‘Watchmen’: All the Slings and Pangs of Outrageous Fortune…Merely Nothing

watchmen1 ‘Watchmen’: All the Slings and Pangs of Outrageous Fortune…Merely Nothing

The topic of superheroes facing their own personal devils is not new. We’ve seen it many times before. Hancock has seen his kind many times over. The purportedly unfilmable graphic book recently turned into a film is proof that humans will always try to demystify superheroes if only it fulfills their desire to explain the extraordinary challenges they, themselves, encounter in their nondescript lives. The conflicts and troubles of not-so-human beings in ‘Watchmen’ offer this kind of giddy pleasure.

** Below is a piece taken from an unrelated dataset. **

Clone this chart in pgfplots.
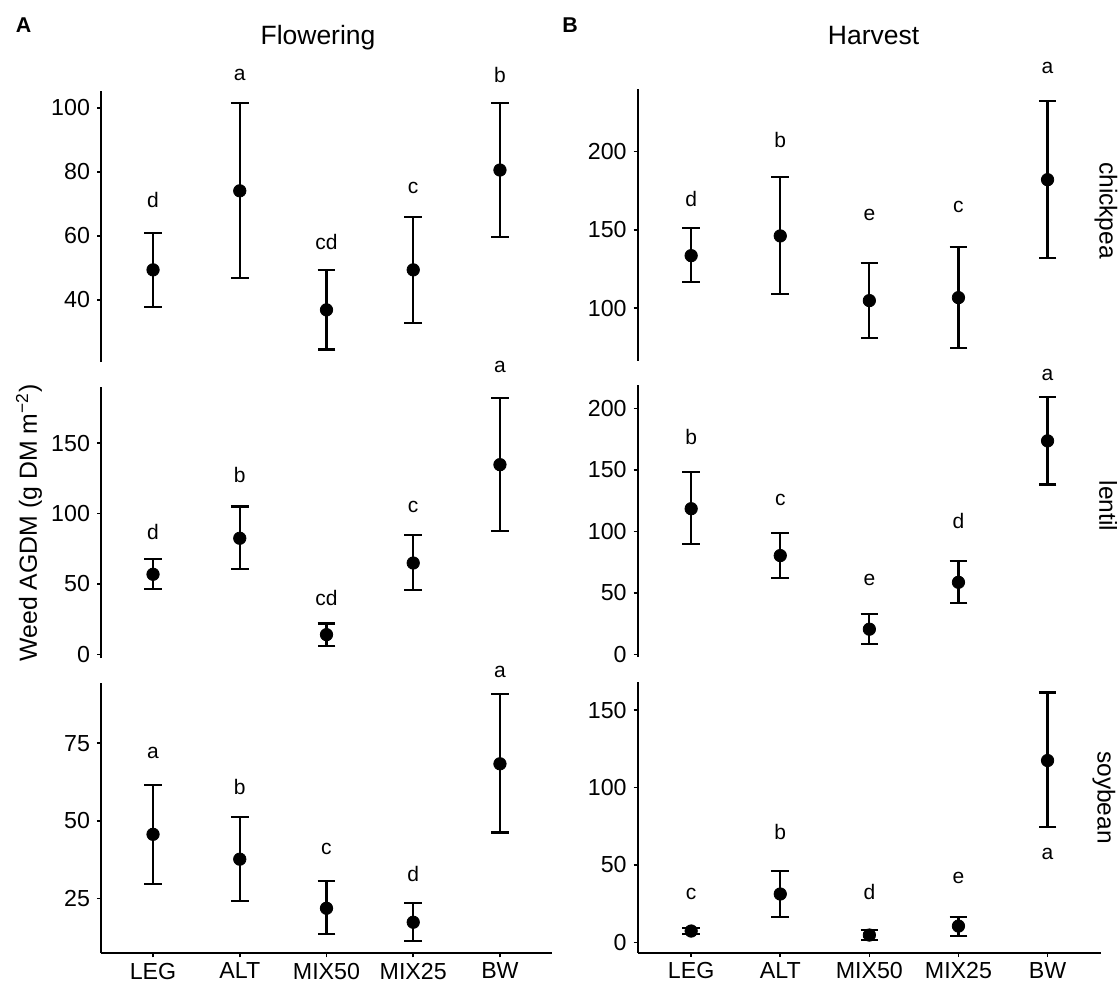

The deconstruction of the superhero is elaborated well enough in the neo-noir film about not-too-distant America. It is almost uncanny that the themes of neurosis, bad habits, sad endings, misuse of science and technology, frightening governmental control, and abuse of power are all placed under the purview of superheroism.

By and large, ‘Watchmen’ is all about ensuring the preservation of humanity, even if that means tons of crab mentality, decimating the competition, and a generous heaping of vigilantism.

In the end, the big-budgeted ‘Watchmen’ is a combination of superb art direction and acting that sounds like a first amateur read-through straight from the pages of the comic book. It is nothing but the graphic novel that has merely morphed into multi-frames for motion.

One can also look at it as a 163-minute festival of violence with an unusual style of musical scoring, or a fabulously-dressed airhead.

Alas, ‘the times they are a-changing’ the film is not.